Full disclosure: we didn’t get his autograph, either. But here he is in our archives anyway.

* Mary Oyaya! Better known as Luminara Unduli, one of the Jedi Masters in Episodes II and III who had no lines. Today she lives and performs in Australia, but her IMDb page curiously remains an unfinished work.

Mary Oyaya!

* Nalini Krishan! She spent a few moments as Luminara’a padawan, Barriss Offee. Krishan recently relocated to L.A. and is plotting her next career move.

Nalini Krishan!

* One of our favorites of the bunch: puppeteer Tim Rose, one of the guys behind the Admiral Ackbar. He was a very nice man whose wife accompanied him and with whom we had a very nice chat. She showed us an old, old Ackbar figure she picked up from one of the dealers, who gave her a nice discount upon learning that she was Mrs. Ackbar.

He signed my photo, “Run, Randy, it’s a trap!” which, if you’re an Ackbar fan like me, and you’ve seen all his scenes in ROTJ and know his lines, was not unlike a dream come true.

Rose’s official website confirms he’s signing at Star Wars Celebration Anaheim this weekend.

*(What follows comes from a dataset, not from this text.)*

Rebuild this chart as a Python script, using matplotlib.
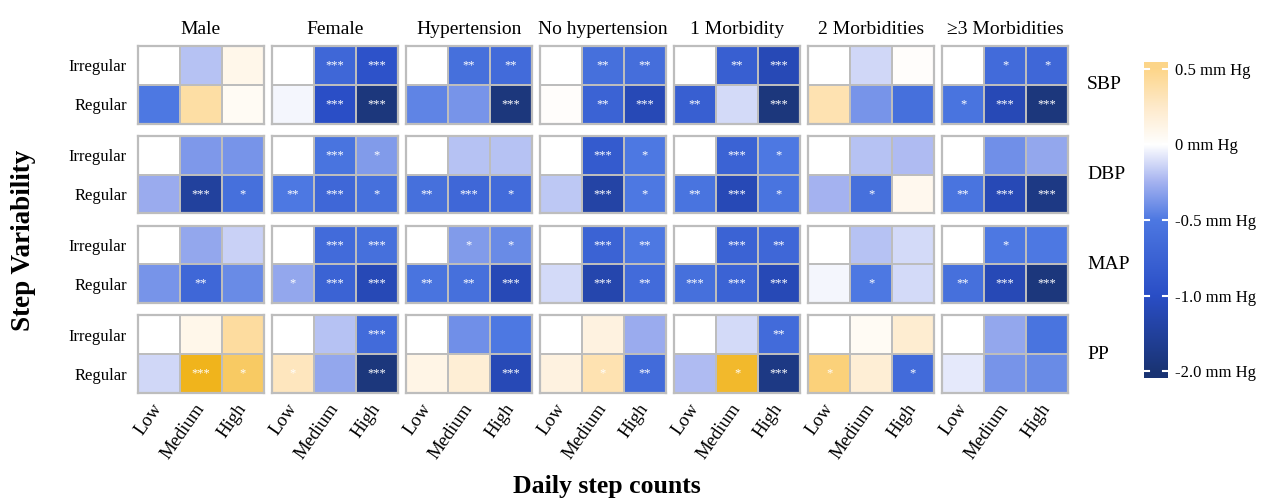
import matplotlib
matplotlib.use("Agg")
import matplotlib.pyplot as plt
import numpy as np
from matplotlib.colors import LinearSegmentedColormap, Normalize

plt.rcParams['font.family'] = ['Liberation Serif', 'DejaVu Serif']

groups = ['Male', 'Female', 'Hypertension', 'No hypertension',
          '1 Morbidity', '2 Morbidities', '\u22653 Morbidities']
measures = ['SBP', 'DBP', 'MAP', 'PP']
step_levels = ['Low', 'Medium', 'High']
variability = ['Irregular', 'Regular']

# mean difference (mm Hg) per group: [[Irregular L/M/H], [Regular L/M/H]]
sbp = [
    [[0, -0.20, 0.10], [-0.50, 0.40, 0.05]],
    [[0, -0.70, -0.95], [-0.03, -1.00, -1.90]],
    [[0, -0.60, -0.65], [-0.45, -0.38, -1.90]],
    [[0, -0.60, -0.62], [0.02, -0.75, -1.20]],
    [[0, -0.80, -1.20], [-0.80, -0.12, -1.90]],
    [[0, -0.13, 0.02], [0.35, -0.38, -0.60]],
    [[0, -0.65, -0.70], [-0.55, -1.20, -1.90]],
]
dbp = [
    [[0, -0.36, -0.38], [-0.28, -1.50, -0.60]],
    [[0, -0.55, -0.35], [-0.50, -0.70, -0.60]],
    [[0, -0.20, -0.20], [-0.60, -0.70, -0.65]],
    [[0, -0.85, -0.50], [-0.18, -1.40, -0.50]],
    [[0, -0.75, -0.50], [-0.55, -1.20, -0.55]],
    [[0, -0.20, -0.22], [-0.25, -0.60, 0.08]],
    [[0, -0.40, -0.30], [-0.55, -1.20, -1.80]],
]
map_ = [
    [[0, -0.30, -0.15], [-0.38, -0.70, -0.42]],
    [[0, -0.65, -0.60], [-0.30, -0.75, -1.20]],
    [[0, -0.35, -0.42], [-0.55, -0.60, -1.20]],
    [[0, -0.75, -0.50], [-0.12, -1.30, -0.65]],
    [[0, -0.75, -0.70], [-0.60, -0.75, -1.20]],
    [[0, -0.20, -0.12], [-0.03, -0.50, -0.12]],
    [[0, -0.50, -0.50], [-0.60, -1.20, -1.90]],
]
pp = [
    [[0, 0.10, 0.42], [-0.13, 1.20, 0.75]],
    [[0, -0.20, -0.65], [0.30, -0.30, -1.90]],
    [[0, -0.40, -0.50], [0.12, 0.20, -1.20]],
    [[0, 0.15, -0.28], [0.15, 0.35, -0.65]],
    [[0, -0.12, -0.65], [-0.22, 1.10, -1.80]],
    [[0, 0.05, 0.22], [0.60, 0.20, -0.65]],
    [[0, -0.30, -0.55], [-0.07, -0.38, -0.42]],
]

# significance marks, same layout as the values
sbp_sig = [
    [['', '', ''], ['', '', '']],
    [['', '***', '***'], ['', '***', '***']],
    [['', '**', '**'], ['', '', '***']],
    [['', '**', '**'], ['', '**', '***']],
    [['', '**', '***'], ['**', '', '***']],
    [['', '', ''], ['', '', '']],
    [['', '*', '*'], ['*', '***', '***']],
]
dbp_sig = [
    [['', '', ''], ['', '***', '*']],
    [['', '***', '*'], ['**', '***', '*']],
    [['', '', ''], ['**', '***', '*']],
    [['', '***', '*'], ['', '***', '*']],
    [['', '***', '*'], ['**', '***', '*']],
    [['', '', ''], ['', '*', '']],
    [['', '', ''], ['**', '***', '***']],
]
map_sig = [
    [['', '', ''], ['', '**', '']],
    [['', '***', '***'], ['*', '***', '***']],
    [['', '*', '*'], ['**', '**', '***']],
    [['', '***', '**'], ['', '***', '**']],
    [['', '***', '**'], ['***', '***', '***']],
    [['', '', ''], ['', '*', '']],
    [['', '*', ''], ['**', '***', '***']],
]
pp_sig = [
    [['', '', ''], ['', '***', '*']],
    [['', '', '***'], ['*', '', '***']],
    [['', '', ''], ['', '', '***']],
    [['', '', ''], ['', '*', '**']],
    [['', '', '**'], ['', '*', '***']],
    [['', '', ''], ['*', '', '*']],
    [['', '', ''], ['', '', '']],
]

values = [sbp, dbp, map_, pp]
sigs = [sbp_sig, dbp_sig, map_sig, pp_sig]

cbar_ticks = [-2.0, -1.0, -0.5, 0.0, 0.5]
cbar_labels = ['-2.0 mm Hg', '-1.0 mm Hg', '-0.5 mm Hg', '0 mm Hg', '0.5 mm Hg']

# diverging palette, navy -> blue -> white -> light orange -> gold
vmin, vmax = -2.1, 1.2
nodes = [(-2.1, '#162d66'), (-2.0, '#1a3474'), (-1.0, '#2a4ec6'),
         (-0.5, '#4d78e2'), (-0.25, '#a4b2f0'), (0.0, '#ffffff'),
         (0.25, '#feeacb'), (0.5, '#fdd68a'), (1.2, '#f0b41c')]
cmap = LinearSegmentedColormap.from_list(
    'bp', [((v - vmin) / (vmax - vmin), c) for v, c in nodes], N=2048)
norm = Normalize(vmin=vmin, vmax=vmax)

fig, axes = plt.subplots(4, 7, figsize=(12.74, 5.01), dpi=100)
fig.subplots_adjust(left=138 / 1274, right=1068 / 1274,
                    top=1 - 46 / 501, bottom=1 - 393 / 501,
                    wspace=0.065, hspace=0.155)

grid_col = '#bdbdbd'
for i, m in enumerate(measures):
    for j, g in enumerate(groups):
        ax = axes[i, j]
        z = np.array(values[i][j])
        ax.pcolormesh(z, cmap=cmap, norm=norm, edgecolors=grid_col,
                      linewidth=1.4)
        ax.set_xlim(0, 3)
        ax.set_ylim(2, 0)
        for r in range(2):
            for c in range(3):
                s = sigs[i][j][r][c]
                if s:
                    ax.text(c + 0.5, r + 0.5, s, color='white', fontsize=9,
                            ha='center', va='center')
        for sp in ax.spines.values():
            sp.set_color(grid_col)
            sp.set_linewidth(1.6)
        ax.set_xticks([0.5, 1.5, 2.5])
        ax.set_yticks([0.5, 1.5])
        ax.tick_params(length=0)
        if i == 0:
            ax.set_title(g, fontsize=14, pad=9)
        if j == 0:
            ax.set_yticklabels(variability, fontsize=12)
            ax.tick_params(axis='y', pad=8)
        else:
            ax.set_yticklabels([])
        if i == 3:
            ax.set_xticklabels(step_levels, fontsize=13.5, rotation=55,
                               ha='right', va='center', rotation_mode='anchor')
            ax.tick_params(axis='x', pad=9)
        else:
            ax.set_xticklabels([])
    pos = axes[i, -1].get_position()
    fig.text(1087 / 1274, (pos.y0 + pos.y1) / 2, m, fontsize=14,
             ha='left', va='center')

fig.text(24 / 1274, 1 - 240 / 501, 'Step Variability',
         fontsize=19.5, fontweight='bold', rotation=90, ha='center', va='center')
fig.text(607 / 1274, 14 / 501, 'Daily step counts', fontsize=18.5,
         fontweight='bold', ha='center', va='center')

# colour bar, ticks evenly spaced
cax = fig.add_axes([1144 / 1274, 1 - 378 / 501, 24 / 1274, 316 / 501])
tpos = np.arange(len(cbar_ticks))
t = np.linspace(-0.09, tpos[-1] + 0.09, 400)
v = np.interp(t, tpos, cbar_ticks)
cax.imshow(v[:, None], cmap=cmap, norm=norm, origin='lower', aspect='auto',
           extent=[0, 1, t[0], t[-1]])
for k in tpos:
    cax.plot([0, 0.22], [k, k], color='white', lw=1.5)
    cax.plot([0.78, 1], [k, k], color='white', lw=1.5)
cax.set_xlim(0, 1)
cax.set_ylim(t[0], t[-1])
cax.set_xticks([])
cax.yaxis.tick_right()
cax.set_yticks(tpos)
cax.set_yticklabels(cbar_labels, fontsize=12)
cax.tick_params(axis='y', length=0, pad=5)
for sp in cax.spines.values():
    sp.set_visible(False)

fig.savefig('out.png', dpi=100)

* For our last autograph ticket, we narrowed down our choices to two: the youngsters playing Uncle Owen and Aunt Beru for a single scene of dialogue in Attack of the Clones and one wordless moment at the end of Revenge of the Sith. We could meet the completely unknown Bonnie Piesse or the completely unknown Joel Edgerton.

The winner.

Bonnie Piesse had us at “Hello”, which was literally her only line in the entire Prequel Trilogy. Her official site indicates she’s done some Australian TV and occasional gigs as a singer/songwriter. We must confess we do not have a photo of Joel Edgerton, prominent costar of Warrior, Exodus: Gods and Kings, The Great Gatsby, Zero Dark Thirty…



Regardless…

We had a blast chatting with these interesting folks, as well as getting their autographs and taking photos with the ones who didn’t care if it was forbidden or not. This sort of pleasant interaction was far better than we ever could have hoped for with the Major Celebrities.

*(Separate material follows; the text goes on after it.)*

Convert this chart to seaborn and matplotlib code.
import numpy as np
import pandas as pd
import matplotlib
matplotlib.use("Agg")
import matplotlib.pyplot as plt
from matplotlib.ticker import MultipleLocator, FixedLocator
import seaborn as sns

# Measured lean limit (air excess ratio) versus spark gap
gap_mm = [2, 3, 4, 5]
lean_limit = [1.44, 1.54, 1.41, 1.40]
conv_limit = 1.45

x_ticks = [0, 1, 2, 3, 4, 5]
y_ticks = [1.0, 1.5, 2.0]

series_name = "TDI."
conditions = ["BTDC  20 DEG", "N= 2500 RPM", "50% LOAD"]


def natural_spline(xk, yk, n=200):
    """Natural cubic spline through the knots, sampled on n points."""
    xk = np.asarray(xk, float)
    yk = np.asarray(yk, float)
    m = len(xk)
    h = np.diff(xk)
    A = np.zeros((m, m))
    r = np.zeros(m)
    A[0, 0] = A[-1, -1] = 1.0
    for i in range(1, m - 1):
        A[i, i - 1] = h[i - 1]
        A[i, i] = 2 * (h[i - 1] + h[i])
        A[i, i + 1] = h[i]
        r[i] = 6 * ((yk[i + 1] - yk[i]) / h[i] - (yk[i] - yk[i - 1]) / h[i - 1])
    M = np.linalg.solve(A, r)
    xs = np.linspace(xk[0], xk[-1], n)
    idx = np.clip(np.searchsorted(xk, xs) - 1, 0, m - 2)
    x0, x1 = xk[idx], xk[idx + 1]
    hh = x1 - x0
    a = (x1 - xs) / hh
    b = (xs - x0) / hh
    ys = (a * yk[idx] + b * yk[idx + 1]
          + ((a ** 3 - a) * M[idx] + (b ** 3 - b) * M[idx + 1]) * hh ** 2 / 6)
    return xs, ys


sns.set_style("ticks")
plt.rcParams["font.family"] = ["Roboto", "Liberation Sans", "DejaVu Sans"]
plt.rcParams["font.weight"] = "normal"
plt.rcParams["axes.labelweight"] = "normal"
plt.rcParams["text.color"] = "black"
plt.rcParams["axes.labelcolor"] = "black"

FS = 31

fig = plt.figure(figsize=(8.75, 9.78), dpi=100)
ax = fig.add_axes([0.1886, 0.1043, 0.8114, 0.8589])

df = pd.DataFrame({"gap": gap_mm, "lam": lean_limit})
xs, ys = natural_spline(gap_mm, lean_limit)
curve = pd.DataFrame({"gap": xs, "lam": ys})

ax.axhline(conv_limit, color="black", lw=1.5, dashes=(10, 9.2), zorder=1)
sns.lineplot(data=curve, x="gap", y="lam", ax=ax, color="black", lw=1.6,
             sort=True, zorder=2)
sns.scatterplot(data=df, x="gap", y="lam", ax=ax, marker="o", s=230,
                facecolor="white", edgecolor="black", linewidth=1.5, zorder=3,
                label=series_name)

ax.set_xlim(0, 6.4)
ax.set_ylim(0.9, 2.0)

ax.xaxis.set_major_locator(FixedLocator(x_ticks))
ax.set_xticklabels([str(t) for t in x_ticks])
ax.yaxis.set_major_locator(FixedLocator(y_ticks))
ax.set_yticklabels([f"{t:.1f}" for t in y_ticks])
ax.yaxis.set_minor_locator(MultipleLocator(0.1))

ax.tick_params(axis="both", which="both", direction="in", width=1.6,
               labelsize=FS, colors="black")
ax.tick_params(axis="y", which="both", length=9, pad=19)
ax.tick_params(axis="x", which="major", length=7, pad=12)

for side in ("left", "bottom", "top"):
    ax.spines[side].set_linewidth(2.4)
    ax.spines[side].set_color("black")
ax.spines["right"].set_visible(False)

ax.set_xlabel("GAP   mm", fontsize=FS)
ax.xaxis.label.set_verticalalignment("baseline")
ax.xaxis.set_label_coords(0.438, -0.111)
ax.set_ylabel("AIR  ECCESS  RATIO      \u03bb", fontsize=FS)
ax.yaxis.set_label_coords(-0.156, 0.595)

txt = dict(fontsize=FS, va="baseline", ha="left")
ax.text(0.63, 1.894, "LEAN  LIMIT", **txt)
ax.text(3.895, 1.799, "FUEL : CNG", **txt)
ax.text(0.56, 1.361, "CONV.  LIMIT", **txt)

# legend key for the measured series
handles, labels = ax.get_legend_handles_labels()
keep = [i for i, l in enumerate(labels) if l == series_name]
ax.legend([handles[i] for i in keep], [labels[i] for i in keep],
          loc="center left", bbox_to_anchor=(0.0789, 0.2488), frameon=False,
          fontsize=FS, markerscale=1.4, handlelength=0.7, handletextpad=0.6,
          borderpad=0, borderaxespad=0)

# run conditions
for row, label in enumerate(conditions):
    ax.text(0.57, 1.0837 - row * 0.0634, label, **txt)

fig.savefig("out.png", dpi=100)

Fun was officially had. After the fan films and the Dark Horse panel, it all ended far too soon. We left downtown, dropped off our rolls of film at Target to have them developed, drove home and collapsed into happy, strung-out heaps.

Three years later, we did something like it all over again.

(P.S.: Seen the new trailer for The Force Awakens? It’s rather nifty.)